30. If you affirm evolution and that the universe will continue to expand forever, then do you think it is probable that given enough time, brains would evolve to the point of exceeding mere physical limitations and become free of the physical and temporal, and thereby become “deity” and not be restricted by space and time? If not, why not?
That’s pretty fanciful, and based on a flawed understanding of how evolution works. Evolution does not guarantee a smooth upward trajectory of species progress. There are booms and busts. Life forms proliferate, differentiate, then disappear, and which life forms emerge at the end of each boom/bust cycle is largely a matter of luck. I don’t know of any natural selection pressure that would lead our brains to evolve in the way you’re describing. Life forms just don’t have to be that smart to live on this planet. It does seem more probable that we’ll develop artificial extensions to the power of our brains. In fact, we’re communicating through one such extension right now. We may well continue to develop it, if we survive long enough. There’s no guarantee of that. In the future, we may well, in our attempt to build better human beings, destroy ourselves, whether through war or habitat destruction. After that, nature will begin again with whatever life forms survive us.
As for developing to the point that we’re unrestricted by time and space, I’m not sure how that would even work, or what that would look like, since our existence pretty much depends on our presence in space time. In fact, that’s what defines our existence. To be, we must be somewhere, somewhen. There’s no reason to expect evolutionary processes, on any time scale, to change that.

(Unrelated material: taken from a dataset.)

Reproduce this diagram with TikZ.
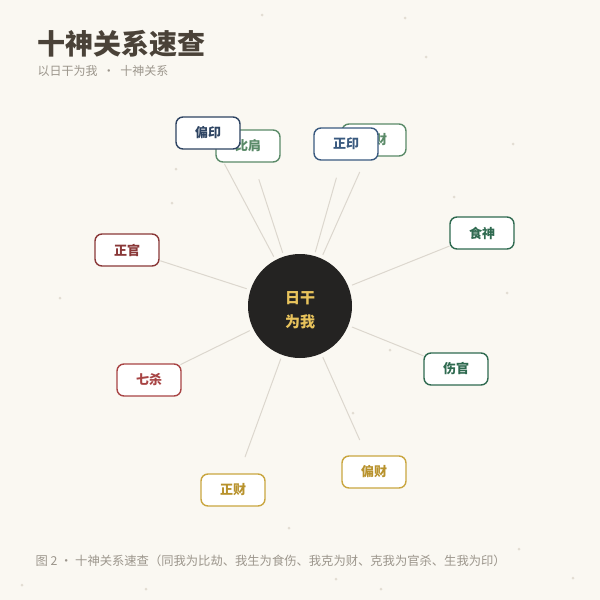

If the universe expands forever, and if what ultimately happens isn’t a Big Rip, eventually the universe will become darker and colder, until finally it’s nothing but black holes and emptiness, with no life at all, forever. In such a case, life in the universe will have been a small warm moment between the hot beginning and the frigid twilight. That’s not quite the future hoped for in the question, but no one said the future had to align with human wishes. (Oh, right, Mr. Slick, you think someone did.)
31. If you answered the previous question in the affirmative, then aren’t you saying that it is probable that some sort of God exists?
I didn’t answer the last question in the affirmative, so no.